Subsequently the Waugh group turned its attention to the enormous increase in sensitivity that can be obtained by doing NMR at ultra-low temperatures of the order of 0.01 Kelvin.
Waugh earned an undergraduate degree in chemistry from Dartmouth College and his doctorate at the California Institute of Technology. It was at Caltech where he first became intrigued by NMR, a very new field at the time. He built his first spectrometer there and used it to solve a chemical question for his thesis — one of the first problems solved using NMR. He presented those results at one of the first NMR symposia in the early 1950s. He joined the MIT faculty as an instructor in 1953, becoming the A.A. Noyes Professor of Chemistry in 1973 and an MIT Institute Professor in 1988. He retired from MIT in 1997, but maintains an office there and pursues his interest in exploring fundamental physical questions via computer.

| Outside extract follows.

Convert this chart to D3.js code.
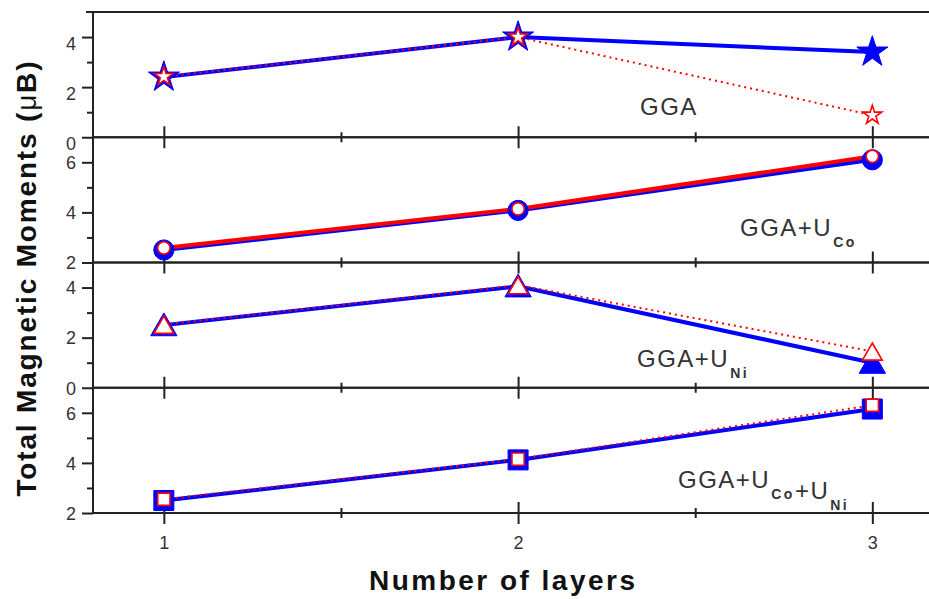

“It is wonderful to be recognized by The Welch Foundation for doing what I love,” Waugh said. “When I started out in NMR so many years ago, little did I know that I would still be writing and thinking about it more than a half-century later. I have had the special joy of helping pioneer an entirely new area of science and creating a collection of tools and techniques that other researchers continue to extend and build upon. I am pleased that my contributions continue to aid the work of scientists in so many fields as they add to our understanding of the world.”
The Welch Foundation, based in Houston, Texas, advances science through research and departmental grants, funding of endowed chairs, an annual chemical conference and support for other chemistry-related programs.